September 9, 2020
One of the great macro-traders of all time, Stan Druckenmiller, was interviewed this morning.
This is a particularly interesting interview because, 1) he tends to understand the big picture as well or better than anyone, because 2) his view is shaped by global liquidity … and 3) he has a lot of influence.
As we know, with the Fed and Treasury acting in coordination (together and with other global central banks and governments), the world is swimming in money. With that, in environments where central banks are active, Druckenmiller tends to have very valuable perspective.
Back in early December of 2018, Druck said he was "on red alert" for markets to crack. At the time, the Fed and the ECB were combining to land a one-two punch for global markets and the global economy. The Fed was overly aggressive in tightening into a slow growth, low inflation economy, while the ECB was simultaneously ending its three-year QE program. Liquidity was being extracted.
Despite some warning signals, the Fed went through with another rate hike in mid-December, and stood its ground on the policy path — that was the gut punch. U.S. stocks collapsed 18% in fifteen days, and by the beginning of the year the Fed was walking it back and ultimately reversed course.
As we headed into 2020, Druckenmiller was interviewed again. This time, he thought the Fed was on the wrong side again — swinging the pendulum to far in the opposite direction (overly easy). He thought global growth would positively surprise. And he thought the Fed would be caught behind on inflation.

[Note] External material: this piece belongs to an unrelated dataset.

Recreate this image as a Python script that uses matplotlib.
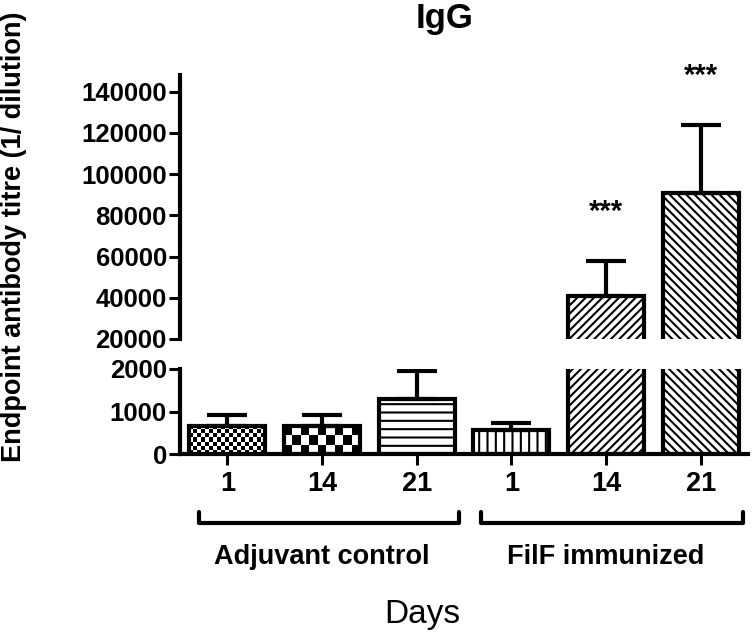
import numpy as np
import matplotlib
matplotlib.use('Agg')
import matplotlib.pyplot as plt
import matplotlib.transforms as mtransforms
from matplotlib.lines import Line2D

plt.rcParams['font.family'] = ['Liberation Sans', 'DejaVu Sans']
plt.rcParams['hatch.linewidth'] = 1.5

# Dados
days = ['1', '14', '21', '1', '14', '21']
groups = ['Adjuvant control', 'FilF immunized']
group_idx = [[0, 1, 2], [3, 4, 5]]
means = [660, 650, 1290, 560, 40900, 90900]
sem = [260, 270, 660, 170, 17000, 33100]
stars = ['', '', '', '', '***', '***']
# padrão de cada barra: ('check', tamanho da célula em px) ou hatch
patterns = [('check', 4), ('check', 8), ('hatch', '--'),
            ('hatch', '||'), ('hatch', '////'), ('hatch', '\\\\\\\\')]

W, H = 756, 638
fig = plt.figure(figsize=(W / 100, H / 100), dpi=100)
ax_top = fig.add_axes([180 / W, 299 / H, 568 / W, 264 / H])
ax_low = fig.add_axes([180 / W, 184 / H, 568 / W, 85 / H])

x = np.arange(len(means))
lw = 3.0
width = 0.8


def draw_bars(ax, ylim):
    ax.set_xlim(-0.5, len(means) - 0.5)
    ax.set_ylim(*ylim)
    bars = ax.bar(x, means, width=width, color='white', edgecolor='black',
                  linewidth=0, zorder=1)
    for b, (kind, p) in zip(bars, patterns):
        if kind == 'hatch':
            b.set_hatch(p)
        else:
            x0, x1 = b.get_x(), b.get_x() + b.get_width()
            y1 = b.get_height()
            p0 = ax.transData.transform((x0, 0))
            p1 = ax.transData.transform((x1, y1))
            nx = max(1, int(round(abs(p1[0] - p0[0]) / p)))
            ny = max(1, int(round(abs(p1[1] - p0[1]) / p)))
            checker = np.indices((ny, nx)).sum(axis=0) % 2
            im = ax.imshow(checker, extent=(x0, x1, 0, y1), cmap='gray',
                           interpolation='nearest', aspect='auto', zorder=2)
            im.set_clip_path(b)
    ax.bar(x, means, width=width, fill=False, edgecolor='black',
           linewidth=lw, zorder=3)
    ax.errorbar(x, means, yerr=[np.zeros(len(sem)), sem], fmt='none',
                ecolor='black', elinewidth=lw, capsize=14.5, capthick=lw,
                zorder=4)
    ax.set_xlim(-0.5, len(means) - 0.5)
    ax.set_ylim(*ylim)
    for s in ['top', 'right']:
        ax.spines[s].set_visible(False)
    ax.spines['left'].set_linewidth(lw)
    ax.tick_params(axis='y', length=8, width=2.2, pad=1.5, labelsize=18)


draw_bars(ax_top, (20000, 148000))
draw_bars(ax_low, (0, 2000))

ax_top.spines['bottom'].set_visible(False)
ax_top.set_xticks([])
ax_top.set_yticks(np.arange(20000, 140001, 20000))
ax_top.set_yticklabels([str(v) for v in range(20000, 140001, 20000)],
                       fontweight='bold', fontsize=18.5)

ax_low.spines['bottom'].set_linewidth(lw)
ax_low.set_yticks([0, 1000, 2000])
ax_low.set_yticklabels(['0', '1000', '2000'], fontweight='bold', fontsize=18.5)
ax_low.set_xticks(x)
ax_low.set_xticklabels(days, fontweight='bold', fontsize=19.5)
ax_low.tick_params(axis='x', length=8, width=2.2, pad=4)

# asteriscos de significância
for xi, m, e, s in zip(x, means, sem, stars):
    if s:
        ax_top.annotate(s, (xi, m + e), xytext=(0, 35),
                        textcoords='offset points', ha='center', va='center',
                        fontsize=21, fontweight='bold', annotation_clip=False)

# chaves dos grupos
trans = mtransforms.blended_transform_factory(ax_low.transData, fig.transFigure)
y_line = 1 - 523 / H
y_tip = 1 - 512 / H
for g, idx in zip(groups, group_idx):
    xl, xr = idx[0] - 0.3, idx[-1] + 0.45
    if idx[0] > 0:
        xl, xr = idx[0] - 0.32, idx[-1] + 0.45
    fig.add_artist(Line2D([xl, xl, xr, xr], [y_tip, y_line, y_line, y_tip],
                          transform=trans, color='black', lw=lw,
                          solid_joinstyle='round', solid_capstyle='round'))
    fig.text(np.mean(idx), 1 - 564 / H, g, transform=trans, ha='center',
             va='baseline', fontsize=19.5, fontweight='bold')

fig.text(445 / W, 1 - 28 / H, 'IgG', ha='center', va='baseline',
         fontsize=25, fontweight='bold')
fig.text(422 / W, 1 - 623 / H, 'Days', ha='center', va='baseline', fontsize=24)
fig.text(14 / W, 1 - 237 / H, 'Endpoint antibody titre (1/ dilution)',
         rotation=90, ha='center', va='center', fontsize=19.5,
         fontweight='bold')

fig.savefig('out.png', dpi=100)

A month into the year, all appeared to be on the path, until the pandemic hit.
So, for a "liquidity" driven investor, we now have trillions of dollars of new money in the economy. This is his wheelhouse. What does he think now?
He thinks we are set up for an inflationary boom (if they get it right), or a deflationary bust (if they don't) — with a low chance of getting it just right (perfect).
He says valuation on stocks doesn't matter, because of the Fed/Treasury liquidity.
And he says he thinks inflation could hit 10% in the coming years.
This is in line with much of what we've been discussing here in my daily notes. For what it means, let's look back at an excerpt from my Aug. 27 note …
"Remember, this will be a recovery juiced by trillions of dollars of excess money from the policy response (well in excess of the damage). That means the Fed will likely have to chase inflation at some point, to contain it, with a rapid succession of rate hikes. But they will still let it run hot, early on. This is still a good scenario. That bad scenario, is deflation, due to economic collapse, which means a very bad outcome for all, and unlikely salvageable by even aggressive policy actions.
Let's stick with the optimistic (high probability) outcomes …
Guess what will 'inflate' along the way in these inflation scenarios: Nominal GDP.
GDP measures the market value of the goods and services. So, price goes up, GDP goes up.
If we look back to the inflation spikes of the early 70s and early 80s, nominal GDP grew by an annual rate of better than 10% during those periods.
If we had a similar spike, we would regain peak levels of GDP by middle-to end of next year, and we would be on the way to a $30 trillion economy by 2024, which would (by design) go a long way toward repairing, if not resolving, our debt as a percent of GDP problem."